Published: Monday October 28, 2013 MYT 12:24:00 PM
Updated: Monday October 28, 2013 MYT 12:27:29 PM
KUALA LUMPUR: AmResearch sees great opportunities for stock picking post-Budget 2014 while it reaffirms the fair value for the FBM KLCI at 1,770 for 2013.
In its Budget 2014 market strategy on Monday, it said without a turnaround in the earnings revision cycle, it doed not believe that the liquidity-driven rebound can hold in the face of elevated forward price-to-earnings (P/Es) of between 16 times to 17 times.
“We reaffirm our KLCI fair value of 1,770 for this year, and 1,880 for 2014. That said, post-Budget 2014 still provides some great opportunities for stock picking,” it said.
AmResearch said as for the Goods and Service Tax (GST) of 6% to be implemented on April 1, 2015, replacing the sales tax of between 5% and 10%.
“Cellular players may pass down taxes to consumers, given the elimination of the current 6% service tax – which is currently borne by the celcos for prepaid users,” it said.
“DiGi is the biggest beneficiary from this potential move given that it has the largest proportion of prepaid revenue compared to Celcom and Maxis. We upgrade DiGi to Buy from Hold with a higher fair value of RM5.70 a share,” it said.
AmResearch expects the Real Property Gains Tax (RPGT) to result in some moderation in speculative buying but the impact is not expected to be significant because RPGT is an exit tax. More importantly, the regulatory overhang is now removed, it said.
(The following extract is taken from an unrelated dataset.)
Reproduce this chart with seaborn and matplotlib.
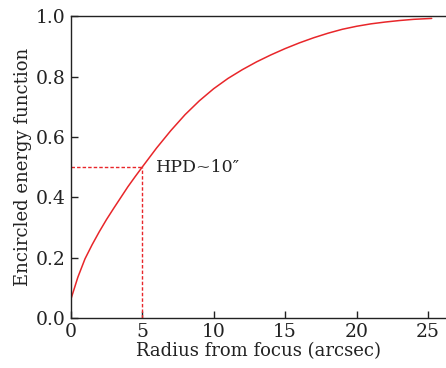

Under the Budget 2014, the RPGT would be raised be raised to 30% for a holding period within three years, 20% in Year Four and 15% in Year Five.
The research house said it is “BUYers of Mah Sing, IJM Land and E&O”.
AmResearch expects E&O’s net asset value to more than triple to RM4.61 a share upon receiving regulatory approvals to start its reclamation for STP II.
Banks are no longer allowed to provide final funding for projects involved in the developers interest bearing scheme (DIBS).
However, the research house said this was already widely expected, with minimal impact as the loans from DIBS generally contribute about 2% to 3% of total loans.
It said Public Bank was its only BUY.
As for IJM Corp. it looked set to leverage on the rollout of two major projects, namely the West-Coast Expressway and the Kuantan Port expansion.
“IJM is our top pick in the sector,” it said.
As for Hock Seng Lee, it expected it to benefit as the Sarawak infrastructure agenda continues.